Icons of our time
NAME: Can Lady.
AKA: The Crusher.
OCCUPATION: Freelance beer and soft-drink can collector; professional old lady.
MODUS OPERANDI: Just in case you still hadn't twigged, we're talking about the old dear who earns a living collecting supposedly used drinks cans and handing them in to the refuse recycling people for about 10 cents a go. If you've ever tried to drink something out of a can in a public place you'll know how she works. You open the can, take a couple of pulls on whatever's inside, and before you're halfway through it she appears out of nowhere, stuns you with a blinding flash of gold teeth and makes off with the can. Then, before you can say 'Fanta', she's crushed it beneath her heel and moved in on her next victim.

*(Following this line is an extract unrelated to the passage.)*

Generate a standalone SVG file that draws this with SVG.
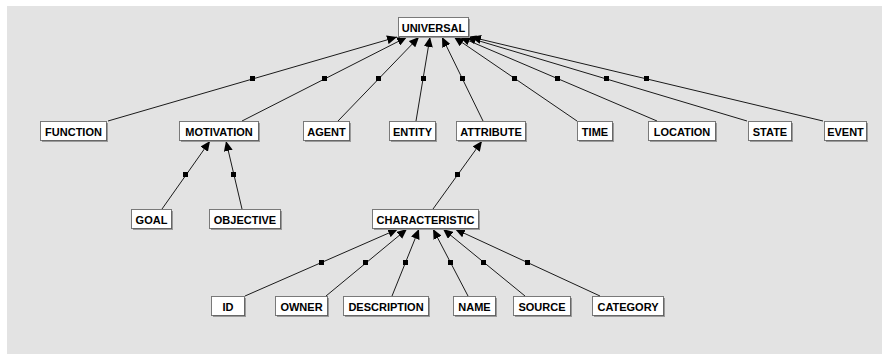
<svg xmlns="http://www.w3.org/2000/svg" width="882" height="354" viewBox="0 0 882 354">
  <style>
    .bg { fill: #e3e3e3; }
    .shadow { fill: #9a9a9a; }
    .box { fill: #ffffff; stroke: #000000; stroke-width: 1; stroke-dasharray: 1 1; }
    .label { font-family: "Liberation Sans", Arial, sans-serif; font-size: 11px; font-weight: bold; fill: #000000; text-anchor: middle; }
    .edge { stroke: #1a1a1a; stroke-width: 1; fill: none; marker-end: url(#head); }
    .knot { fill: #000000; }
  </style>
  <defs>
    <marker id="head" markerUnits="userSpaceOnUse" markerWidth="11" markerHeight="9" refX="10" refY="4.5" orient="auto">
      <path d="M0,0 L10,4.5 L0,9 Z" fill="#000000"/>
    </marker>
  </defs>

  <rect class="bg" x="7" y="6" width="875" height="348"/>

  <!-- connectors: child -> parent, with a small square at each midpoint -->
  <g id="connectors">
    <line class="edge" x1="108" y1="121" x2="397" y2="37"/>
    <line class="edge" x1="242" y1="121" x2="407" y2="37"/>
    <line class="edge" x1="338" y1="121" x2="419" y2="37"/>
    <line class="edge" x1="416" y1="121" x2="430" y2="37"/>
    <line class="edge" x1="483" y1="121" x2="442" y2="37"/>
    <line class="edge" x1="577" y1="121" x2="454" y2="37"/>
    <line class="edge" x1="657" y1="121" x2="460" y2="37"/>
    <line class="edge" x1="747" y1="121" x2="466" y2="37"/>
    <line class="edge" x1="823" y1="121" x2="471" y2="37"/>

    <line class="edge" x1="162" y1="209" x2="210" y2="141"/>
    <line class="edge" x1="242" y1="209" x2="226" y2="141"/>
    <line class="edge" x1="433" y1="209" x2="482" y2="141"/>

    <line class="edge" x1="245" y1="296" x2="398" y2="229"/>
    <line class="edge" x1="326" y1="296" x2="407" y2="229"/>
    <line class="edge" x1="392" y1="296" x2="419" y2="229"/>
    <line class="edge" x1="468" y1="296" x2="433" y2="229"/>
    <line class="edge" x1="525" y1="296" x2="443" y2="229"/>
    <line class="edge" x1="600" y1="296" x2="455" y2="229"/>

    <rect class="knot" x="250" y="76" width="5" height="5"/>
    <rect class="knot" x="322" y="76" width="5" height="5"/>
    <rect class="knot" x="376" y="76" width="5" height="5"/>
    <rect class="knot" x="421" y="76" width="5" height="5"/>
    <rect class="knot" x="460" y="76" width="5" height="5"/>
    <rect class="knot" x="512" y="76" width="5" height="5"/>
    <rect class="knot" x="555" y="76" width="5" height="5"/>
    <rect class="knot" x="604" y="76" width="5" height="5"/>
    <rect class="knot" x="644" y="76" width="5" height="5"/>

    <rect class="knot" x="183" y="172" width="5" height="5"/>
    <rect class="knot" x="231" y="172" width="5" height="5"/>
    <rect class="knot" x="455" y="172" width="5" height="5"/>

    <rect class="knot" x="319" y="260" width="5" height="5"/>
    <rect class="knot" x="363" y="260" width="5" height="5"/>
    <rect class="knot" x="403" y="260" width="5" height="5"/>
    <rect class="knot" x="448" y="260" width="5" height="5"/>
    <rect class="knot" x="481" y="260" width="5" height="5"/>
    <rect class="knot" x="525" y="260" width="5" height="5"/>
  </g>

  <!-- nodes -->
  <g id="universal">
    <rect class="shadow" x="400" y="19" width="70" height="19"/>
    <rect class="box" x="398.5" y="17.5" width="70" height="19"/>
    <text class="label" x="433.5" y="31.5">UNIVERSAL</text>
  </g>

  <g id="function">
    <rect class="shadow" x="42" y="123" width="66" height="19"/>
    <rect class="box" x="40.5" y="121.5" width="66" height="19"/>
    <text class="label" x="73.5" y="135.5">FUNCTION</text>
  </g>
  <g id="motivation">
    <rect class="shadow" x="181" y="123" width="79" height="19"/>
    <rect class="box" x="179.5" y="121.5" width="79" height="19"/>
    <text class="label" x="219" y="135.5">MOTIVATION</text>
  </g>
  <g id="agent">
    <rect class="shadow" x="305" y="123" width="46" height="19"/>
    <rect class="box" x="303.5" y="121.5" width="46" height="19"/>
    <text class="label" x="326.5" y="135.5">AGENT</text>
  </g>
  <g id="entity">
    <rect class="shadow" x="391" y="123" width="46" height="19"/>
    <rect class="box" x="389.5" y="121.5" width="46" height="19"/>
    <text class="label" x="412.5" y="135.5">ENTITY</text>
  </g>
  <g id="attribute">
    <rect class="shadow" x="458" y="123" width="69" height="19"/>
    <rect class="box" x="456.5" y="121.5" width="69" height="19"/>
    <text class="label" x="491" y="135.5">ATTRIBUTE</text>
  </g>
  <g id="time">
    <rect class="shadow" x="579" y="123" width="35" height="19"/>
    <rect class="box" x="577.5" y="121.5" width="35" height="19"/>
    <text class="label" x="595" y="135.5">TIME</text>
  </g>
  <g id="location">
    <rect class="shadow" x="650" y="123" width="67" height="19"/>
    <rect class="box" x="648.5" y="121.5" width="67" height="19"/>
    <text class="label" x="682" y="135.5">LOCATION</text>
  </g>
  <g id="state">
    <rect class="shadow" x="750" y="123" width="43" height="19"/>
    <rect class="box" x="748.5" y="121.5" width="43" height="19"/>
    <text class="label" x="770" y="135.5">STATE</text>
  </g>
  <g id="event">
    <rect class="shadow" x="826" y="123" width="42" height="19"/>
    <rect class="box" x="824.5" y="121.5" width="42" height="19"/>
    <text class="label" x="845.5" y="135.5">EVENT</text>
  </g>

  <g id="goal">
    <rect class="shadow" x="133" y="211" width="40" height="19"/>
    <rect class="box" x="131.5" y="209.5" width="40" height="19"/>
    <text class="label" x="151.5" y="223.5">GOAL</text>
  </g>
  <g id="objective">
    <rect class="shadow" x="211" y="211" width="71" height="19"/>
    <rect class="box" x="209.5" y="209.5" width="71" height="19"/>
    <text class="label" x="245" y="223.5">OBJECTIVE</text>
  </g>
  <g id="characteristic">
    <rect class="shadow" x="374" y="211" width="106" height="19"/>
    <rect class="box" x="372.5" y="209.5" width="106" height="19"/>
    <text class="label" x="425.5" y="223.5">CHARACTERISTIC</text>
  </g>

  <g id="id">
    <rect class="shadow" x="213" y="298" width="33" height="19"/>
    <rect class="box" x="211.5" y="296.5" width="33" height="19"/>
    <text class="label" x="228" y="310.5">ID</text>
  </g>
  <g id="owner">
    <rect class="shadow" x="277" y="298" width="52" height="19"/>
    <rect class="box" x="275.5" y="296.5" width="52" height="19"/>
    <text class="label" x="301.5" y="310.5">OWNER</text>
  </g>
  <g id="description">
    <rect class="shadow" x="345" y="298" width="85" height="19"/>
    <rect class="box" x="343.5" y="296.5" width="85" height="19"/>
    <text class="label" x="386" y="310.5">DESCRIPTION</text>
  </g>
  <g id="name">
    <rect class="shadow" x="455" y="298" width="42" height="19"/>
    <rect class="box" x="453.5" y="296.5" width="42" height="19"/>
    <text class="label" x="474.5" y="310.5">NAME</text>
  </g>
  <g id="source">
    <rect class="shadow" x="515" y="298" width="57" height="19"/>
    <rect class="box" x="513.5" y="296.5" width="57" height="19"/>
    <text class="label" x="542" y="310.5">SOURCE</text>
  </g>
  <g id="category">
    <rect class="shadow" x="594" y="298" width="71" height="19"/>
    <rect class="box" x="592.5" y="296.5" width="71" height="19"/>
    <text class="label" x="628" y="310.5">CATEGORY</text>
  </g>
</svg>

TRAINING: She has quite clearly spent a lot of time waiting on tables in Chinese restaurants - perfecting the skill of barging in and removing your meal before you've had a chance to taste it.

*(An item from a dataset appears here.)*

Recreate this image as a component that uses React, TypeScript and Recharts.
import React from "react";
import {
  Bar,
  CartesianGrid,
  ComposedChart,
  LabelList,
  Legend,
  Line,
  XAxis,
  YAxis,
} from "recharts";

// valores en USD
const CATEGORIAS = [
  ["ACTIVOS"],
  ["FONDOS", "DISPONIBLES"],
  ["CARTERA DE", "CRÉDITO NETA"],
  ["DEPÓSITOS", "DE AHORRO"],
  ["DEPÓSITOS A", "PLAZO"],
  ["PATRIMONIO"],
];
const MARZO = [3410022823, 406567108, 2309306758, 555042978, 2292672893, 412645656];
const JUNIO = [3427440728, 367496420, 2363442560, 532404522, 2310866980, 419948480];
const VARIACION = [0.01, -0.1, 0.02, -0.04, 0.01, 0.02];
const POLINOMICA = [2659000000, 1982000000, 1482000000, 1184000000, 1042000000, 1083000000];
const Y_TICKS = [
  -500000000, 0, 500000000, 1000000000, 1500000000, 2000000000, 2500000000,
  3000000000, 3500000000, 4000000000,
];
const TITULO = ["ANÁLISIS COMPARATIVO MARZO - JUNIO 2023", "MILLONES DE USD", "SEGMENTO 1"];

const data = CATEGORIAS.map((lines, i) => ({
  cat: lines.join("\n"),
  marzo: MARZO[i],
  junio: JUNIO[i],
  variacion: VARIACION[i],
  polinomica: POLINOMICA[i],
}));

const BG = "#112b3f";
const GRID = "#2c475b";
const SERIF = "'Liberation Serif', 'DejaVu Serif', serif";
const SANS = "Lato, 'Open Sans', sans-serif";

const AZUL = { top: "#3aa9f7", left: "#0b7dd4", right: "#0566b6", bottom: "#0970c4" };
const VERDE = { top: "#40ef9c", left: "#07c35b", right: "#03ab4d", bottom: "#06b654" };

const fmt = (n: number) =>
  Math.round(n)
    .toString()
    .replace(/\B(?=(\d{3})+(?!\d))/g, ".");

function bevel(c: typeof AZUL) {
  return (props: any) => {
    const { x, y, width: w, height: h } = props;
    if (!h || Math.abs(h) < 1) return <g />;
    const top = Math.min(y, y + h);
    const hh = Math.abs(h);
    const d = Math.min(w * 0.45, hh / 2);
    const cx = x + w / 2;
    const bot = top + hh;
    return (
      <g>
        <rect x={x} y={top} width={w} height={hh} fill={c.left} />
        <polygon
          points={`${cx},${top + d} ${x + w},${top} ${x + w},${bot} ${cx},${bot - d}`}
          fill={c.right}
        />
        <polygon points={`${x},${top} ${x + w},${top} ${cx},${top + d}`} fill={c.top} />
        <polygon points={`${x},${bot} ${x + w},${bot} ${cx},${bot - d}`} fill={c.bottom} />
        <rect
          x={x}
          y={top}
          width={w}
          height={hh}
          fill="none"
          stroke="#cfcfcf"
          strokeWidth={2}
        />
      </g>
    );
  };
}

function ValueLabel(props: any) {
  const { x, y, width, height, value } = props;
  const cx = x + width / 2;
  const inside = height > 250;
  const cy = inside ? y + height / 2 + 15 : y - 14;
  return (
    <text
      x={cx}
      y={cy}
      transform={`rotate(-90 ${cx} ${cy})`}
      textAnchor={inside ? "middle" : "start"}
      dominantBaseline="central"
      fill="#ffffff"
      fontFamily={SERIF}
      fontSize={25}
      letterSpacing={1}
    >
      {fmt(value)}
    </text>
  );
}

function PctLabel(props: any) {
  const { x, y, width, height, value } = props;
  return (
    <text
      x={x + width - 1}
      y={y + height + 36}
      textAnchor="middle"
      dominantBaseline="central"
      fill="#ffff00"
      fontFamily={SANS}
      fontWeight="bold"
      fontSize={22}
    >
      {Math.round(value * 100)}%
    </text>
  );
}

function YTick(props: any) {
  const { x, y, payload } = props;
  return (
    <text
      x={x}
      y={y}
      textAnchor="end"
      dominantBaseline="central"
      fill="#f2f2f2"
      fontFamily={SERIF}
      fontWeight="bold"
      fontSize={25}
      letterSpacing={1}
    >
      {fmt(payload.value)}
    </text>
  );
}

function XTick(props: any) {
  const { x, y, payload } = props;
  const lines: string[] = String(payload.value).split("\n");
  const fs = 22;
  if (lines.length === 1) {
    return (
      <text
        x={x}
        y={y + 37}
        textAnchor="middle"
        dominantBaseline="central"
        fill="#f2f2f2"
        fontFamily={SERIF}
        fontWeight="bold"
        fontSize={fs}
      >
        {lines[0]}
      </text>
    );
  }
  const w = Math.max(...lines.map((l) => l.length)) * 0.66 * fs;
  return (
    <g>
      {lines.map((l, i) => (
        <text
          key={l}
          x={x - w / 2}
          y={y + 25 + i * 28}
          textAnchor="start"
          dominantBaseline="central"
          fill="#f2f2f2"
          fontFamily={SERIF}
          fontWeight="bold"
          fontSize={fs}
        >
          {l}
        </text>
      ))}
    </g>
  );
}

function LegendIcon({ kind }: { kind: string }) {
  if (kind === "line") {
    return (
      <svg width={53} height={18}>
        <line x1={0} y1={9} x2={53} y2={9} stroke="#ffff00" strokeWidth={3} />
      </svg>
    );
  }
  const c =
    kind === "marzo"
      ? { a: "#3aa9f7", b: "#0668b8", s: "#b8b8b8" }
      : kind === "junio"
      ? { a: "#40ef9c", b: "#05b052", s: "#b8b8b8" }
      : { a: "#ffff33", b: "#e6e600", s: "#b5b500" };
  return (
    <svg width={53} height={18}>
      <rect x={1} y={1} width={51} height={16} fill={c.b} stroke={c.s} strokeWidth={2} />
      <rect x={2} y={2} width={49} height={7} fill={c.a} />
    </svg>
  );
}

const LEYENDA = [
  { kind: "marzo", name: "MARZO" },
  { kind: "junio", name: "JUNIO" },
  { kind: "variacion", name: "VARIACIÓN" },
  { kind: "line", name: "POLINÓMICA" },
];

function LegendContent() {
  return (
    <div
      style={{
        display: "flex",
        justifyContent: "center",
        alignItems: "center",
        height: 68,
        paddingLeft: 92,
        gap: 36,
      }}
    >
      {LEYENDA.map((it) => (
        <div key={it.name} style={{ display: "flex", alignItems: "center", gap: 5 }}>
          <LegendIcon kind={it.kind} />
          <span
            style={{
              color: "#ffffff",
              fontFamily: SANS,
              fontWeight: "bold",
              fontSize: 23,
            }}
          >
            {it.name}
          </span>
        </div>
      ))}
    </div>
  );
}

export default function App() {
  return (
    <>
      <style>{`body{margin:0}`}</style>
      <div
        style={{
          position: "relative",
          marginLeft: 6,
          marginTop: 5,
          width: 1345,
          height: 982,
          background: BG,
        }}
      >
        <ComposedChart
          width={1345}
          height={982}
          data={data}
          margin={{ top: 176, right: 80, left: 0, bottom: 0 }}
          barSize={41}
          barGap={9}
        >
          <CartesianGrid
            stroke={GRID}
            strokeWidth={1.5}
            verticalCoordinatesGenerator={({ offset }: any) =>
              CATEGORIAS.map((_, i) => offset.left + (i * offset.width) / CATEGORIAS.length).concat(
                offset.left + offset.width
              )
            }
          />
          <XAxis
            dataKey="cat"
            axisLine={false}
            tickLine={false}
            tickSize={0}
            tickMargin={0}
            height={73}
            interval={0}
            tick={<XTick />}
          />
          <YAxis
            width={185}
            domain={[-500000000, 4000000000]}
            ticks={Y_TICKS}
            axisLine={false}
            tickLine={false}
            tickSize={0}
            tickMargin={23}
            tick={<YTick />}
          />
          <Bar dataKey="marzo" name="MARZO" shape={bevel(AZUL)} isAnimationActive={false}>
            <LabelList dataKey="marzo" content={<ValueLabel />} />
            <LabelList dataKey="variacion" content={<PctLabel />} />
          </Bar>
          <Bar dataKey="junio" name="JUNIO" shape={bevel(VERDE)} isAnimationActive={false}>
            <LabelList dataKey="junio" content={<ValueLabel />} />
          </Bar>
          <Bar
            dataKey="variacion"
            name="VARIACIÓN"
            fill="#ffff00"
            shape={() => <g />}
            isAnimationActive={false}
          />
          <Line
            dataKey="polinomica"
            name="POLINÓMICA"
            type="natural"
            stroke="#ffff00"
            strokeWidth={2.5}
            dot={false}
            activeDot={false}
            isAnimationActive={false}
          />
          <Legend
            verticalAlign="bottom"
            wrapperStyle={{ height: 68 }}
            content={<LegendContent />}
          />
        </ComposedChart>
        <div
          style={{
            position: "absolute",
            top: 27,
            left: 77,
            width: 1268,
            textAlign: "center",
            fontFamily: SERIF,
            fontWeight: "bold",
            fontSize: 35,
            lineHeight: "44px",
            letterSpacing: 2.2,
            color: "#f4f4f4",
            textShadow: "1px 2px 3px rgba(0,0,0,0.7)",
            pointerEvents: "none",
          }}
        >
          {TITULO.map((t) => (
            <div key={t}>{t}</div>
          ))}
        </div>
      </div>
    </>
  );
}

UNIFORM: Regulation Old Lady pyjamas, preferably in dark shades. The hair is short and the footwear light yet durable.
HANG-OUTS: They vary with the seasons. Peak season for Can Lady is, of course, the summer when broiling Hong Kongers reach for a cooling can of something fizzy on average once every 16 seconds. And this usually happens at the beach where Can Lady is always on patrol. By winter, she favours either public parks or dai pai dongs. The opportunistic Can Lady also sticks large butterfly nets out of the windows of public housing estate apartments to catch the empty beer cans tossed away by drinkers on higher floors.

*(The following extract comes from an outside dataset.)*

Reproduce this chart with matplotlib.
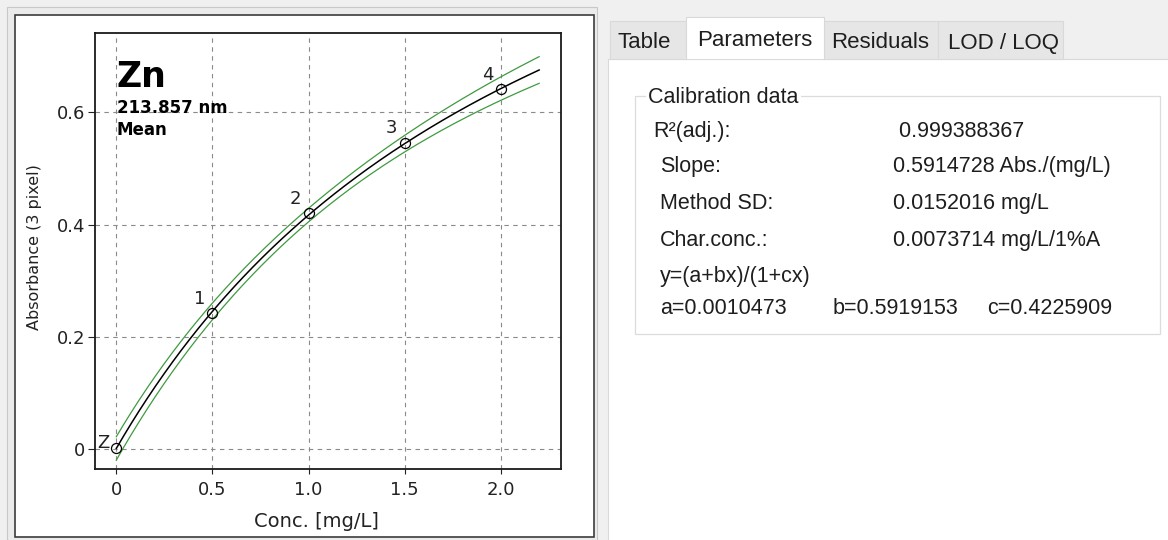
import numpy as np
import matplotlib
matplotlib.use("Agg")
import matplotlib.pyplot as plt
from matplotlib.patches import Rectangle

# ---- calibration standards -------------------------------------------------
std_labels = ["Z", "1", "2", "3", "4"]
std_conc = [0.0, 0.5, 1.0, 1.5, 2.0]              # mg/L
std_abs = [0.001, 0.242, 0.420, 0.546, 0.642]     # absorbance

# ---- rational calibration function y = (a + b x) / (1 + c x) --------------
fit_a = 0.0010473
fit_b = 0.5919153
fit_c = 0.4225909
fit_xmax = 2.2          # curve drawn up to this concentration
band_k = 0.027          # confidence band scale (Abs.)

x_ticks = [0.0, 0.5, 1.0, 1.5, 2.0]
x_ticklabels = ["0", "0.5", "1.0", "1.5", "2.0"]
y_ticks = [0.0, 0.2, 0.4, 0.6]
y_ticklabels = ["0", "0.2", "0.4", "0.6"]

element = "Zn"
wavelength = "213.857 nm"
evaluation = "Mean"

tab_names = ["Table", "Parameters", "Residuals", "LOD / LOQ"]
active_tab = "Parameters"
param_names = ["R\u00b2(adj.):", "Slope:", "Method SD:", "Char.conc.:"]
r2_adj = "0.999388367"
slope = "0.5914728"
method_sd = "0.0152016"
char_conc = "0.0073714"
model_text = "y=(a+bx)/(1+cx)"

# ---- figure ---------------------------------------------------------------
W, H = 1168, 540
fig = plt.figure(figsize=(W / 100, H / 100), dpi=100)
fig.patch.set_facecolor("#f0f0f0")

# background canvas in pixel coordinates (origin top-left)
bg = fig.add_axes([0, 0, 1, 1])
bg.set_xlim(0, W)
bg.set_ylim(H, 0)
bg.axis("off")


def fpx(x, y):
    """pixel position -> figure fraction"""
    return x / W, 1 - y / H


# left chart panel frame
bg.add_patch(Rectangle((7, 7), 590, 534, facecolor="#ebebeb",
                       edgecolor="#c8c8c8", lw=0.8))
bg.add_patch(Rectangle((14.5, 14.5), 579, 522, facecolor="white",
                       edgecolor="#3c3c3c", lw=1.2))

# right tab panel
ui_font = "Liberation Sans"
ui_color = "#1e1e1e"
bg.add_patch(Rectangle((607.5, 58.5), 600, 500, facecolor="white",
                       edgecolor="#d9d9d9", lw=0.8))

tab_x = [610, 686, 824, 938, 1063]
tab_text_x = [618, 697, 831, 948]
for i, name in enumerate(tab_names):
    x0, x1 = tab_x[i], tab_x[i + 1]
    if name == active_tab:
        bg.add_patch(Rectangle((x0, 17), x1 - x0, 42, facecolor="white",
                               edgecolor="none", zorder=3))
        bg.plot([x0, x0, x1, x1], [59, 17, 17, 59], color="#d9d9d9",
                lw=0.8, zorder=4)
        base = 46.5
    else:
        bg.add_patch(Rectangle((x0, 20.5), x1 - x0, 38, facecolor="#e6e6e6",
                               edgecolor="#d9d9d9", lw=0.8, zorder=2))
        base = 48.5
    bg.text(tab_text_x[i], base, name, fontsize=16, family=ui_font,
            color=ui_color, ha="left", va="baseline", zorder=5)

# "Calibration data" group box
bg.add_patch(Rectangle((634.5, 95.5), 525, 238, facecolor="none",
                       edgecolor="#dcdcdc", lw=0.9))
bg.text(648, 103, "Calibration data", fontsize=15.5, family=ui_font,
        color=ui_color, ha="left", va="baseline",
        bbox=dict(facecolor="white", edgecolor="none", pad=1.5))

param_values = [" " + r2_adj, slope + " Abs./(mg/L)", method_sd + " mg/L",
                char_conc + " mg/L/1%A"]
row_base = [137, 172, 209, 246]
for i, (nm, val) in enumerate(zip(param_names, param_values)):
    bg.text(653 if i == 0 else 660, row_base[i], nm, fontsize=15.5,
            family=ui_font, color=ui_color, ha="left", va="baseline")
    bg.text(893, row_base[i], val, fontsize=15.5, family=ui_font,
            color=ui_color, ha="left", va="baseline")

bg.text(660, 282, model_text, fontsize=15.5, family=ui_font,
        color=ui_color, ha="left", va="baseline")
coef_texts = [f"a={fit_a:.7f}", f"b={fit_b:.7f}", f"c={fit_c:.7f}"]
for cx, txt in zip([660, 833, 987], coef_texts):
    bg.text(cx, 314, txt, fontsize=15.5, family=ui_font, color=ui_color,
            ha="left", va="baseline")

# ---- calibration chart ----------------------------------------------------
ax_l, ax_r, ax_t, ax_b = 95, 561, 33, 469
ax = fig.add_axes([ax_l / W, 1 - ax_b / H, (ax_r - ax_l) / W, (ax_b - ax_t) / H])
ax.set_facecolor("white")
ax.set_xlim(-0.1108, 2.3137)
ax.set_ylim(-0.0356, 0.7413)

ax.set_axisbelow(True)
ax.grid(True, color="#8a8a8a", linestyle=(0, (4, 4)), linewidth=0.8)

xs = np.linspace(0.0, fit_xmax, 400)
ys = (fit_a + fit_b * xs) / (1 + fit_c * xs)
conc = np.asarray(std_conc)
xm = conc.mean()
sxx = np.sum((conc - xm) ** 2)
half = band_k * np.sqrt(1 / len(conc) + (xs - xm) ** 2 / sxx)

ax.plot(xs, ys + half, color="#3f9a3f", lw=0.9)
ax.plot(xs, ys - half, color="#3f9a3f", lw=0.9)
ax.plot(xs, ys, color="black", lw=1.1)
ax.plot(std_conc, std_abs, "o", mfc="none", mec="black", ms=7.2, mew=0.9)

for lab, cx, cy in zip(std_labels, std_conc, std_abs):
    off = (-9.0, 3.6) if lab == "Z" else (-9.4, 10.2)
    ax.annotate(lab, (cx, cy), xytext=off, textcoords="offset points",
                ha="center", va="center", fontsize=13, color="#222222",
                family="DejaVu Sans")

ax.set_xticks(x_ticks)
ax.set_xticklabels(x_ticklabels)
ax.set_yticks(y_ticks)
ax.set_yticklabels(y_ticklabels)
ax.tick_params(axis="x", length=3.4, width=0.8, pad=5.0, labelsize=13,
               colors="#222222")
ax.tick_params(axis="y", length=5.0, width=0.8, pad=2.2, labelsize=13,
               colors="#222222")
for sp in ax.spines.values():
    sp.set_color("#1a1a1a")
    sp.set_linewidth(1.3)

ax.set_xlabel("Conc. [mg/L]", fontsize=14, color="#222222")
ax.xaxis.set_label_coords((316 - ax_l) / (ax_r - ax_l), (ax_b - 521.7) / (ax_b - ax_t))
ax.xaxis.label.set_va("center")
ax.set_ylabel("Absorbance (3 pixel)", fontsize=11.5, color="#222222")
ax.yaxis.set_label_coords((35 - ax_l) / (ax_r - ax_l), (ax_b - 247.5) / (ax_b - ax_t))
ax.yaxis.label.set_va("center")

# element / line / evaluation header
ax.text(*fpx(116, 87), element, transform=fig.transFigure, fontsize=25,
        fontweight="bold", ha="left", va="baseline", color="black")
ax.text(*fpx(117, 113), wavelength, transform=fig.transFigure, fontsize=12,
        fontweight="bold", ha="left", va="baseline", color="black")
ax.text(*fpx(117, 135), evaluation, transform=fig.transFigure, fontsize=12,
        fontweight="bold", ha="left", va="baseline", color="black")

fig.savefig("out.png", dpi=100, facecolor=fig.get_facecolor())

CLOSELY RELATED TO: Old Lady, Pyjama Man, Bike Man (see Icons passim) and the chap who rides up and down the tramlines on a bike with either LP gas cylinders or plucked chickens dangling from his handlebars. Then there's the old lady who pushes her trolley piled high with folded cardboard boxes down the middle of Des Voeux Road.
CLAIM TO FAME: She made recycling socially acceptable back in the days when today's politically correct enviro-nauts were still drinking coffee out of styrofoam cups. Unfortunately, she's about as environmentally friendly as any other Hong Konger over 30, which isn't saying much.
NEW BUSINESS DIRECTION: Has recently gone into partnership with the Vitasoy people as a hired retriever of the 30 million box drinks the company has deemed unfit for public consumption. She, quite rightly, reckons that as long as her heel is up to it, she stands to collect some two or three tonnes of crushable cardboard. A nest egg if ever there was one.